**Stated problem:** Copy nothing but the part that opens with the line containing "Generate a Python" and closes with the line containing "EDGE = '#2a2a2a'". Do not include pictures.
** Start of Provided records **
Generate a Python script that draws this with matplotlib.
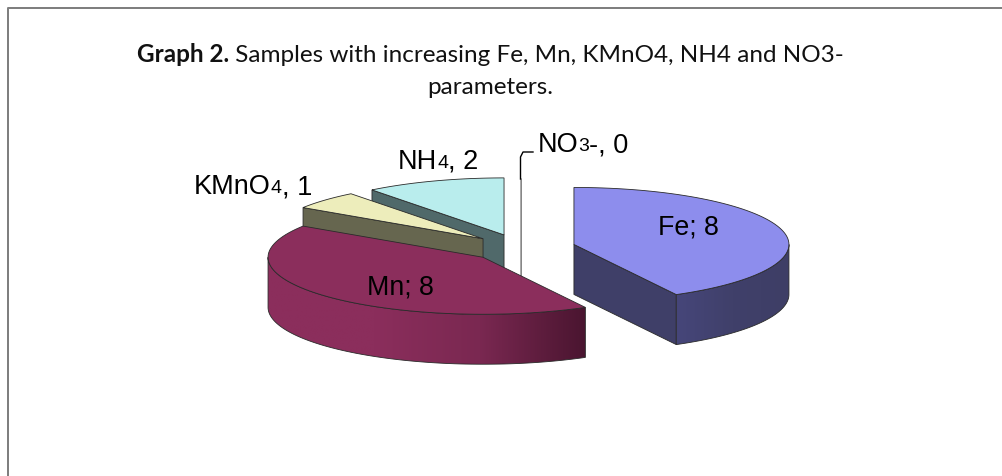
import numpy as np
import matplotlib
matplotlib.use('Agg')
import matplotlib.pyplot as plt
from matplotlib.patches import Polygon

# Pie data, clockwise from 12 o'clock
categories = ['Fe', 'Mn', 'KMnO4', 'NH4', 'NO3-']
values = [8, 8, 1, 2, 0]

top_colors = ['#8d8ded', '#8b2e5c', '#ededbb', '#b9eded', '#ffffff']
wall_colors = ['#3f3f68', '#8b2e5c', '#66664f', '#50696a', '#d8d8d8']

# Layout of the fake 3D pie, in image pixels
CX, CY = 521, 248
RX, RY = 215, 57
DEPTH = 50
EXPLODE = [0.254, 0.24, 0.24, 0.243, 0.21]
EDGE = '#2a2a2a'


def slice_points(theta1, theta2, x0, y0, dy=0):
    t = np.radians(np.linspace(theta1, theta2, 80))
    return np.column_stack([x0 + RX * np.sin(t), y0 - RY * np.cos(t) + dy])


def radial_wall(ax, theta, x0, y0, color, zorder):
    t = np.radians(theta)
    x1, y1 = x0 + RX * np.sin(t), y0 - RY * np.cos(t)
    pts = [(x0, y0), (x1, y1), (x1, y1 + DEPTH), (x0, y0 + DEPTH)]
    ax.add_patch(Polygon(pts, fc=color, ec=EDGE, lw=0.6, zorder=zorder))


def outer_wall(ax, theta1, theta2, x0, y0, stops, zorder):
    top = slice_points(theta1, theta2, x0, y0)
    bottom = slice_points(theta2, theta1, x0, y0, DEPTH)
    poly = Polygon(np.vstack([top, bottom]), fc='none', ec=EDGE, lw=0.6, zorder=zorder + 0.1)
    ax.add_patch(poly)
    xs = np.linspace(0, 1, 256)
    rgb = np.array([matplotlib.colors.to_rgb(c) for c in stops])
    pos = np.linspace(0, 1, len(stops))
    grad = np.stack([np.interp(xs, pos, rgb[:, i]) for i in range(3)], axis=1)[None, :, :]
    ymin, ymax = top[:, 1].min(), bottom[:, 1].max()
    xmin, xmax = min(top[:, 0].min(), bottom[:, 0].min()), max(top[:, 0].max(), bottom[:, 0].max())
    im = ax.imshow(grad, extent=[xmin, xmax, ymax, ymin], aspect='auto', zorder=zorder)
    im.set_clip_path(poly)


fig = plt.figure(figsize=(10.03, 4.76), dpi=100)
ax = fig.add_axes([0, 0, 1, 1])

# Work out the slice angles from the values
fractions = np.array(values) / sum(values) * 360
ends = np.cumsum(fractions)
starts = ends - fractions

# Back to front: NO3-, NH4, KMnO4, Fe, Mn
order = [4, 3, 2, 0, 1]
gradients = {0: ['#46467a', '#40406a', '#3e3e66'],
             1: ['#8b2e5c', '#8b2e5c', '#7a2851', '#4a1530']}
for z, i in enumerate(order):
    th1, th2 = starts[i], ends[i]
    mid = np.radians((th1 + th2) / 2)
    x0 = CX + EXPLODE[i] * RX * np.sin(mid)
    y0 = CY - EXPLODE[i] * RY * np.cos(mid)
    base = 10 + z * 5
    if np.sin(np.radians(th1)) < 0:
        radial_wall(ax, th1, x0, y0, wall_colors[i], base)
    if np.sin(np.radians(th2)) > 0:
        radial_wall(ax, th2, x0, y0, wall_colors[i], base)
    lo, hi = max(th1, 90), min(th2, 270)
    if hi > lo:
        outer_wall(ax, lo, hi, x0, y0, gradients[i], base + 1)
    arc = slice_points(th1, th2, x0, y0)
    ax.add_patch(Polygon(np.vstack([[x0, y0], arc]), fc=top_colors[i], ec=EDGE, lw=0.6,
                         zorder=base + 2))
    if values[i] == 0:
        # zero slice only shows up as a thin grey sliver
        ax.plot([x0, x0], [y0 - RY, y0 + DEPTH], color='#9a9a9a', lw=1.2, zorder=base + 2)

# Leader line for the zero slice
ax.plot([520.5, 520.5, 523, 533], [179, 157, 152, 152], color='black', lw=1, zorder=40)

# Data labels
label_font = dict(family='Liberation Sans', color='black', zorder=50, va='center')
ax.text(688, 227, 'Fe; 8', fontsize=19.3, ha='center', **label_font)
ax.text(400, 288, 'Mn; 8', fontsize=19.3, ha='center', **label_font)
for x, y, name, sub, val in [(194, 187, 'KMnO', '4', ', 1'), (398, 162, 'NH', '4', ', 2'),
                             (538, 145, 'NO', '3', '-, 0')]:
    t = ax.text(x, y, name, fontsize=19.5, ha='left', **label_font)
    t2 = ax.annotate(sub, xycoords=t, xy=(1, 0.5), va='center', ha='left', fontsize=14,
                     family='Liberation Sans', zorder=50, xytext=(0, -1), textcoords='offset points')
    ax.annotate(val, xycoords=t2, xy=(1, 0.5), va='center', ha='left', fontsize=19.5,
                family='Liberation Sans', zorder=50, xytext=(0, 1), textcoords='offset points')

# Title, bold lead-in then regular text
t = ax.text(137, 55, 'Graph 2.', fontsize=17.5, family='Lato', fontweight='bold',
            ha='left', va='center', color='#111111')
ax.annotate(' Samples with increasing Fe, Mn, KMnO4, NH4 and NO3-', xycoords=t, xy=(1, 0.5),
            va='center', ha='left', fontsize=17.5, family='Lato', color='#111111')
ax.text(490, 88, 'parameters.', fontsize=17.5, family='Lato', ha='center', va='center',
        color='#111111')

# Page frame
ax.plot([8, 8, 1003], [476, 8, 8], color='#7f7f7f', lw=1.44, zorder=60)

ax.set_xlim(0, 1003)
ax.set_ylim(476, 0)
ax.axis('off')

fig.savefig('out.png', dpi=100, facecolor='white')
** End of Provided records **
** Start of Provided records **
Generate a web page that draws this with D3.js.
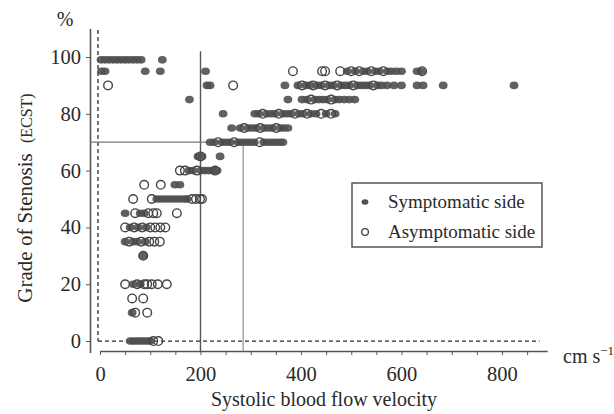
** End of Provided records **
**Full solution:**
Generate a Python script that draws this with matplotlib.
import numpy as np
import matplotlib
matplotlib.use('Agg')
import matplotlib.pyplot as plt
from matplotlib.patches import Polygon

# Pie data, clockwise from 12 o'clock
categories = ['Fe', 'Mn', 'KMnO4', 'NH4', 'NO3-']
values = [8, 8, 1, 2, 0]

top_colors = ['#8d8ded', '#8b2e5c', '#ededbb', '#b9eded', '#ffffff']
wall_colors = ['#3f3f68', '#8b2e5c', '#66664f', '#50696a', '#d8d8d8']

# Layout of the fake 3D pie, in image pixels
CX, CY = 521, 248
RX, RY = 215, 57
DEPTH = 50
EXPLODE = [0.254, 0.24, 0.24, 0.243, 0.21]
EDGE = '#2a2a2a'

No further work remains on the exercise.